The fact that since the beginning of revision negotiations in 1989 Eastern Europe and the USSR have undergone highly important political, economic, and social changes represents a new challenge for the nuclear liability negotiation process. The freedom of actions of many states in transition is now limited by rather difficult economic and political situations. The process of reorganizing their economies, privatizing of the state property, including nuclear power plants, and the possibility of armed conflicts in some of the states introduces new factors to be considered in reaching agreement on questions of liability for nuclear damage.

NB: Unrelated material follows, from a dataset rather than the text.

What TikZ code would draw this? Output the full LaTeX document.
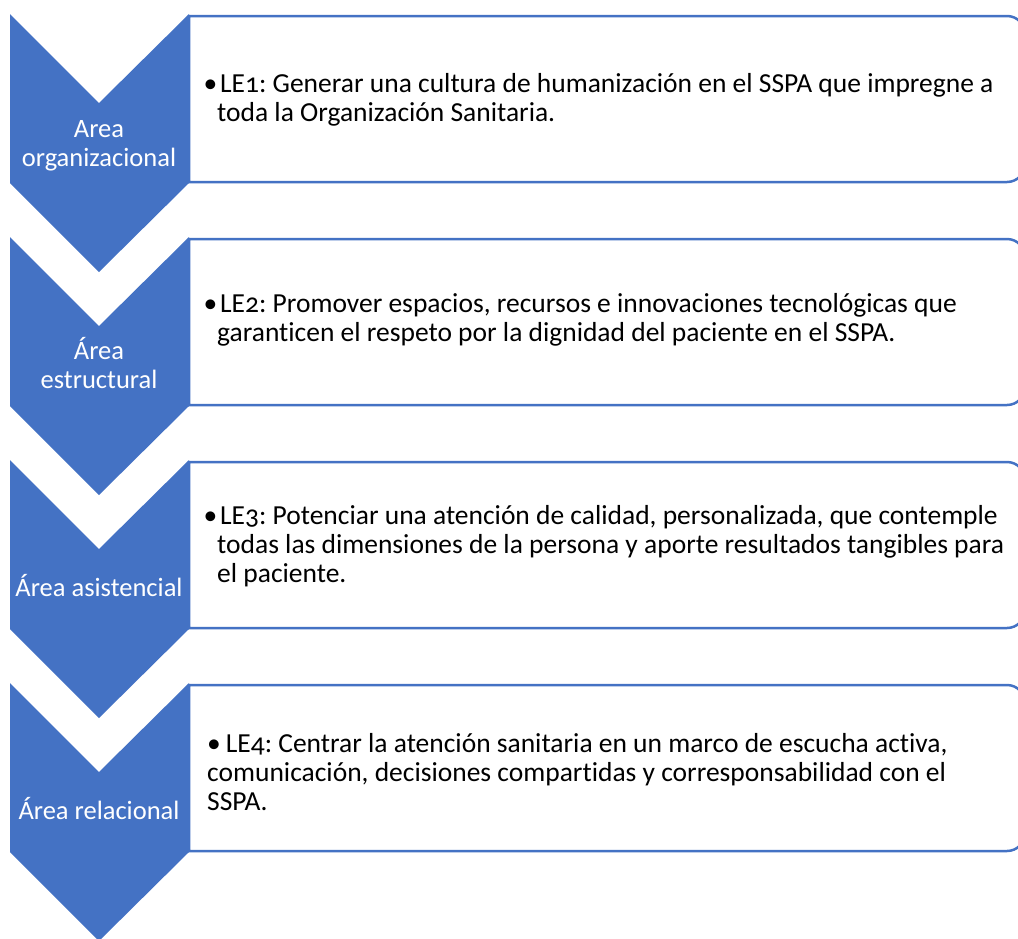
\documentclass[tikz,border=0pt]{standalone}
\usepackage{fontspec}
\setmainfont{Carlito}[Ligatures=NoCommon]
\newfontfamily\lefont{Carlito}[Numbers=OldStyle, Ligatures=NoCommon]
\usepackage{xcolor}
\definecolor{areablue}{RGB}{68,114,196}
\frenchspacing
\tikzset{
  chevron/.style={fill=areablue},
  lebox/.style={draw=areablue, line width=2.5pt, fill=white},
  arealabel/.style={text=white, align=center, inner sep=0pt, font=\fontsize{26.5}{29}\selectfont},
  letext/.style={anchor=west, align=left, inner sep=0pt, font=\lefont\fontsize{27.5}{29}\selectfont},
}

\begin{document}
\begin{tikzpicture}[x=1pt, y=-1pt]
        \clip (0,0) rectangle (1018,938);

        % Draw the boxes on the right
        \draw[lebox] (189,16) -- (1007,16) arc (-90:0:18) -- (1025,164) arc (0:90:18) -- (189,182) -- cycle;
        \draw[lebox] (189,239) -- (1007,239) arc (-90:0:18) -- (1025,387) arc (0:90:18) -- (189,405) -- cycle;
        \draw[lebox] (189,462) -- (1007,462) arc (-90:0:18) -- (1025,610) arc (0:90:18) -- (189,628) -- cycle;
        \draw[lebox] (189,685) -- (1007,685) arc (-90:0:18) -- (1025,833) arc (0:90:18) -- (189,851) -- cycle;

        % Draw the chevrons
        \fill[chevron] (10,14)  -- (99,103) -- (189,14)  -- (189,183) -- (99,272) -- (10,183) -- cycle;
        \fill[chevron] (10,237) -- (99,326) -- (189,237) -- (189,406) -- (99,495) -- (10,406) -- cycle;
        \fill[chevron] (10,460) -- (99,549) -- (189,460) -- (189,629) -- (99,718) -- (10,629) -- cycle;
        \fill[chevron] (10,683) -- (99,772) -- (189,683) -- (189,852) -- (99,941) -- (10,852) -- cycle;

        % Label the chevrons
        \node[arealabel] (area1) at (99,145.5) {Area\\organizacional};
        \node[arealabel] (area2) at (99,363.5) {Área\\estructural};
        \node[arealabel] (area3) at (99,586) {Área asistencial};
        \node[arealabel] (area4) at (99,809) {Área relacional};

        % Fill in the boxes
        \node[letext] (le1) at (217,100)
          {\llap{\textbullet}\hspace{3pt}LE1: Generar una cultura de humanización en el SSPA que impregne a\\
           toda la Organización Sanitaria.};
        \node[letext] (le2) at (217,320)
          {\llap{\textbullet}\hspace{3pt}LE2: Promover espacios, recursos e innovaciones tecnológicas que\\
           garanticen el respeto por la dignidad del paciente en el SSPA.};
        \node[letext] (le3) at (217,546)
          {\llap{\textbullet}\hspace{3pt}LE3: Potenciar una atención de calidad, personalizada, que contemple\\
           todas las dimensiones de la persona y aporte resultados tangibles para\\
           el paciente.};
        \node[letext] (le4) at (207,772)
          {\textbullet\hspace{5pt}LE4: Centrar la atención sanitaria en un marco de escucha activa,\\
           comunicación, decisiones compartidas y corresponsabilidad con el\\
           SSPA.};
\end{tikzpicture}
\end{document}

At present, the international community is very interested in a workable and, if necessary, applicable system of international liability for nuclear damage. Thus, a great measure of care should be exercised in deciding the scope of amendments to the Vienna Convention. Given more then thirty years of the inefficient existence of the Vienna legal regime it is very important that new legal provisions are widely acceptable, meet the interests of the most diverse States participating in the negotiations, and at the same time are able to turn the Vienna regime in to an effective instrument of mitigation of the consequences of nuclear accidents if they arise.